YOUR INSTRUCTIONS ▸ Write out each line from the data below that includes the word "script".

:: STORED ROWS ::

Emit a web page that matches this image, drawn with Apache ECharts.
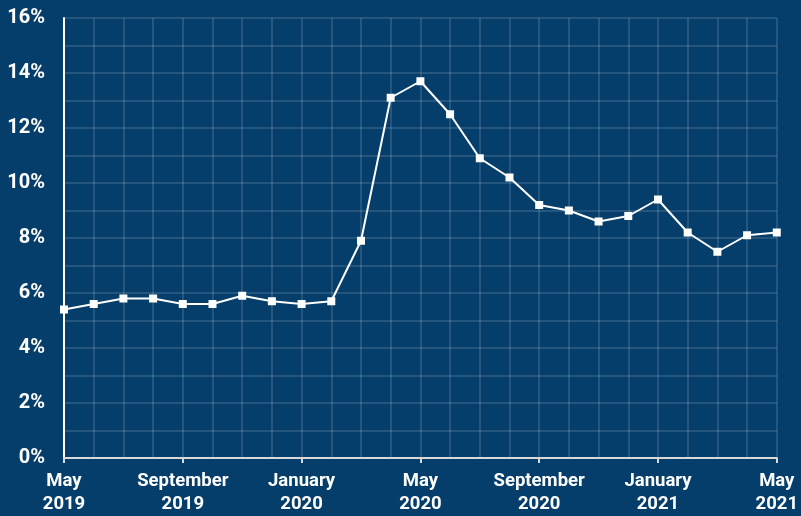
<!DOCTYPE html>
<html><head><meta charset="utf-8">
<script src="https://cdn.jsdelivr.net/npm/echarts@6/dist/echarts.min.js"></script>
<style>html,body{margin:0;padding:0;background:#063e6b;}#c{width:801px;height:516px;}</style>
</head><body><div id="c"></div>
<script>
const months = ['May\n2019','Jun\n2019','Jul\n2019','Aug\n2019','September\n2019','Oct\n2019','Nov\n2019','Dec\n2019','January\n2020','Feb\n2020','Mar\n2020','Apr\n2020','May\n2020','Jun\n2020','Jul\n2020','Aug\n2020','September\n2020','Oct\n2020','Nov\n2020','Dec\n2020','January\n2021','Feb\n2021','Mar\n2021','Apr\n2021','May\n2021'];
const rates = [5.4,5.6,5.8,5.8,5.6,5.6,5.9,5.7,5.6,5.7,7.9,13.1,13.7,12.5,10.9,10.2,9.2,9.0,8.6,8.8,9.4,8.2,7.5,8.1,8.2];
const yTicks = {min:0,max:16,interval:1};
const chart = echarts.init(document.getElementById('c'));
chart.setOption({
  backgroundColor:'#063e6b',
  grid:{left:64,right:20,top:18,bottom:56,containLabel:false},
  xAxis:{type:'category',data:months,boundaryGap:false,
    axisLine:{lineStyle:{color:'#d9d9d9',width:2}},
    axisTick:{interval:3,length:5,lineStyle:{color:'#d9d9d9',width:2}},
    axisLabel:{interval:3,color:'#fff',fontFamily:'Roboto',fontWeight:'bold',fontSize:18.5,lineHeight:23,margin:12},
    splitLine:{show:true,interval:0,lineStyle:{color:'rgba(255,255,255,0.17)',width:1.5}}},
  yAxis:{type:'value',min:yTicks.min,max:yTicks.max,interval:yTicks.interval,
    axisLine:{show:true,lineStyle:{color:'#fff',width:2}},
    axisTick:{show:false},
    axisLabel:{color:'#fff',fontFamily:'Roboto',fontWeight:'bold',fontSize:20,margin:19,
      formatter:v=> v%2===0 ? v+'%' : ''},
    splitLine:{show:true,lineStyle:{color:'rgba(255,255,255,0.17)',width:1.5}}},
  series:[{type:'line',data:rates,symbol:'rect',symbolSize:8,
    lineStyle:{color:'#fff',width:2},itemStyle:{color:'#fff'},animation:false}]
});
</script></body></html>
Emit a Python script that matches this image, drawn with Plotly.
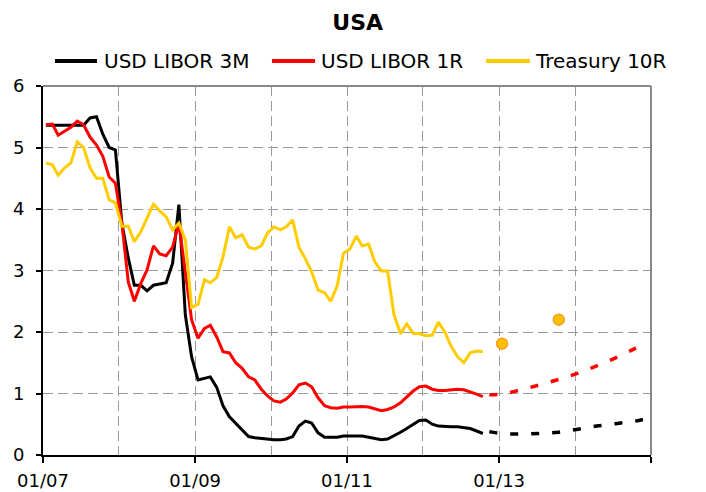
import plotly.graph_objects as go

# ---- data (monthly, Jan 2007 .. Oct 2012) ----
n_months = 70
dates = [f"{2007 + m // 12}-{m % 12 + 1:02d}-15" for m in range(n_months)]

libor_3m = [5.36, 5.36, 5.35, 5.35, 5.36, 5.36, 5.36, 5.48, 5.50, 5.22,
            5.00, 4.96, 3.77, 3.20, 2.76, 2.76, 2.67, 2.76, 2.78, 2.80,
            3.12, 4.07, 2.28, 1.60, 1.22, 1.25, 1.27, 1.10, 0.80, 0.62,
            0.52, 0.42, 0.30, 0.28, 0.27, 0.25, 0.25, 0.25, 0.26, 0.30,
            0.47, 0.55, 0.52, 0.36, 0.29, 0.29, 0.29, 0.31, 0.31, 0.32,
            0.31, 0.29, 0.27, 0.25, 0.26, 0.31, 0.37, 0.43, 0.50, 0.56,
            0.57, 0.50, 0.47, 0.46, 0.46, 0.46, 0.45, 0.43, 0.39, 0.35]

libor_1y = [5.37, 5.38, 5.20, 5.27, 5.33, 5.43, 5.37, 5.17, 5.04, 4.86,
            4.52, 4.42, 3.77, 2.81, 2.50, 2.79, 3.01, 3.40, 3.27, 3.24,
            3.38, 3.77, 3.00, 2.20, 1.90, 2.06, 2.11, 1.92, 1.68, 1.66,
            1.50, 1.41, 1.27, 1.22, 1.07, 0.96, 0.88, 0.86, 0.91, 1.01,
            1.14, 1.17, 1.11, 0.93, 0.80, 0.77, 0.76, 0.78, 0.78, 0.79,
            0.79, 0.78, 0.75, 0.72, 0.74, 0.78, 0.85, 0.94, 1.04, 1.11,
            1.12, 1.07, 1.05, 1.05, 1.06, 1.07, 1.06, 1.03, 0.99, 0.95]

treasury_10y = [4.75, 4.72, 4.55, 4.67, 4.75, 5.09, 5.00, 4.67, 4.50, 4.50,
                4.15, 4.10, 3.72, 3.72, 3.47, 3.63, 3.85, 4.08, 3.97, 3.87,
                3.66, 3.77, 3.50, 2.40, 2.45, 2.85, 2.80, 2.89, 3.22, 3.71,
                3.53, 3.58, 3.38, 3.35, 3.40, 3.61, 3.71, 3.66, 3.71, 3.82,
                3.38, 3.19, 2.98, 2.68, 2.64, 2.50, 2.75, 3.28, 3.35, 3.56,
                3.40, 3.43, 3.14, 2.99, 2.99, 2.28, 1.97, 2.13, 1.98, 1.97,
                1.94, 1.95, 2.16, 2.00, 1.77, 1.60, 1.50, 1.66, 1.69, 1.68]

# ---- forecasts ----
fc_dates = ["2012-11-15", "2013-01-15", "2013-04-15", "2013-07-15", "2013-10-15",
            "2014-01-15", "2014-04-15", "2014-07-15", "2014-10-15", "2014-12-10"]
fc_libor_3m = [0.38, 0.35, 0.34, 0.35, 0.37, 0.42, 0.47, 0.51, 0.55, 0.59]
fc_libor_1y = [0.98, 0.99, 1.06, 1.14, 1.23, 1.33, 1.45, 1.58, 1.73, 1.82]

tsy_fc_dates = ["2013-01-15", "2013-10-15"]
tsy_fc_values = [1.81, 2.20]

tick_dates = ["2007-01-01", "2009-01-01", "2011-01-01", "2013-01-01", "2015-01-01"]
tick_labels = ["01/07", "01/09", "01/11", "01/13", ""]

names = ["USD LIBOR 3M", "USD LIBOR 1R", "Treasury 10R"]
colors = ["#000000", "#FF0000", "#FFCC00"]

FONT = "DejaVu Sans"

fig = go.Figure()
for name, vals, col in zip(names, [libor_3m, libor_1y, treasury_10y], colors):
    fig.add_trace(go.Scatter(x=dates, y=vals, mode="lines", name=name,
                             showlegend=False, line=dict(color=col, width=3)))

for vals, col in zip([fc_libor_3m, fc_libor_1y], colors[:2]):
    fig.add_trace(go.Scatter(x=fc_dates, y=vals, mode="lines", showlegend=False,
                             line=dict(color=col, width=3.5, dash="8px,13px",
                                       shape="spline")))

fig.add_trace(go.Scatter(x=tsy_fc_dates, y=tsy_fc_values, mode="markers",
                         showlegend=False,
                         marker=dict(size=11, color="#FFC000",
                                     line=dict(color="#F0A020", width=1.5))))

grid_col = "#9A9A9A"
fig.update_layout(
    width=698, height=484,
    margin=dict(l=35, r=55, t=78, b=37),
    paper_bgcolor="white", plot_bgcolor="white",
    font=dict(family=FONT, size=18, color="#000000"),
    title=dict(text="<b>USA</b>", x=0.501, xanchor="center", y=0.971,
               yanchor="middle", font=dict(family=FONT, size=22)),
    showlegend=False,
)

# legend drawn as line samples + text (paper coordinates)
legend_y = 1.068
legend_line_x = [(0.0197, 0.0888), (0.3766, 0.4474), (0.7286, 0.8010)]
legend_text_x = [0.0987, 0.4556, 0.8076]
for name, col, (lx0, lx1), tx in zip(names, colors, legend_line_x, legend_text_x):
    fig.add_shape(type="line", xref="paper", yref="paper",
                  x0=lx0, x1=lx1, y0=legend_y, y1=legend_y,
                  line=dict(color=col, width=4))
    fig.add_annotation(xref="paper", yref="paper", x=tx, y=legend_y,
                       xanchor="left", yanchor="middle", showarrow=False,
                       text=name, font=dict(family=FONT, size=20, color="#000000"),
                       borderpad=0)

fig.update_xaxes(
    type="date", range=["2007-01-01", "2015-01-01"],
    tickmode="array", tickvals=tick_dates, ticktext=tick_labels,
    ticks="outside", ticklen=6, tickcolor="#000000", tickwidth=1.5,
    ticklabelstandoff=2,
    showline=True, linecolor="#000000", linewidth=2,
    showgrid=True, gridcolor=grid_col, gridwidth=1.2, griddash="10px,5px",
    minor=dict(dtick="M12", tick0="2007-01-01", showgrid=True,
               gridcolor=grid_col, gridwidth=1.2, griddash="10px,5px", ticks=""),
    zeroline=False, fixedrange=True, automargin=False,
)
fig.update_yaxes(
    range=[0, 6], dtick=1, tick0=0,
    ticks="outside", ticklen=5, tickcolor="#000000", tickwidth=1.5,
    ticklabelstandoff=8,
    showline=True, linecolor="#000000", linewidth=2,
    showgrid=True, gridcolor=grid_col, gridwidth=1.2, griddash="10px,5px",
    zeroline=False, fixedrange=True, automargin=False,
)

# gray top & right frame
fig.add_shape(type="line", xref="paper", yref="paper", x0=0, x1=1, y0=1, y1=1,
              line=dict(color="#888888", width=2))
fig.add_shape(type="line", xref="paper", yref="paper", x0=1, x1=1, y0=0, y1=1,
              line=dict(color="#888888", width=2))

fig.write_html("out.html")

:::

CORRECT RESPONSE ▸
<script src="https://cdn.jsdelivr.net/npm/echarts@6/dist/echarts.min.js"></script>
<script>
</script></body></html>
Emit a Python script that matches this image, drawn with Plotly.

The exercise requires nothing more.